Universities like George Mason have always been committed to educating students from other parts of the world (as a former international student, I know this well) and to help American students study overseas. These international experiences help students — both those who travel and those who stay at home — develop a global outlook and work productively across cultures.

Our faculty too have a long tradition engaging in international research and collaboration with scholars in other countries. That work has led to important breakthroughs and novel solutions to some of the world’s most pressing challenges. As I wrote in the Washington Post last year, only through multidisciplinary and multicultural approaches to research will we achieve breakthroughs that address interdependent global challenges.

It is no exaggeration that global engagement by universities has never been as important as it is today. Yet political leaders in the U.S. are sending conflicting messages about our interest in such engagement and that is translating into declines of incoming students that will ultimately weaken our universities.
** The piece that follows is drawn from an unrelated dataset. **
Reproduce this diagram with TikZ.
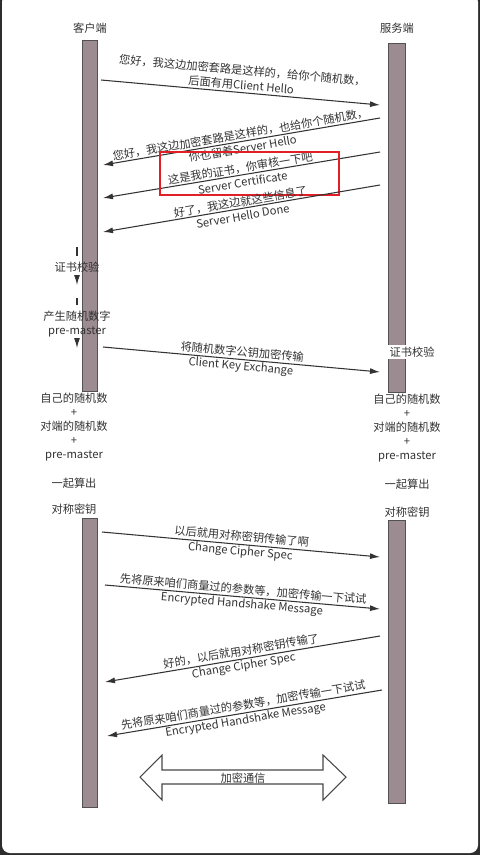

A National Science Foundation report says the number of international students in the U.S. fell by 2.2 percent at the undergraduate level and 5.5 percent at the graduate level between fall 2016 and 2017. Some of these students are choosing other destinations. Canada’s international student population, for example, increased by 20 percent from 2016 to 2017 and Australia’s by 14.7 percent (in my presentation, I erroneously reported a decline in post-Brexit U.K. numbers instead of a deceleration).

In this context, it is essential that universities around the world send a strong message that we are still in, that we remain committed to international collaboration, to helping students experience other national and cultural realities, to supporting global research among our faculty, to playing a proactive role in helping achieve the world’s Sustainable Development Goals.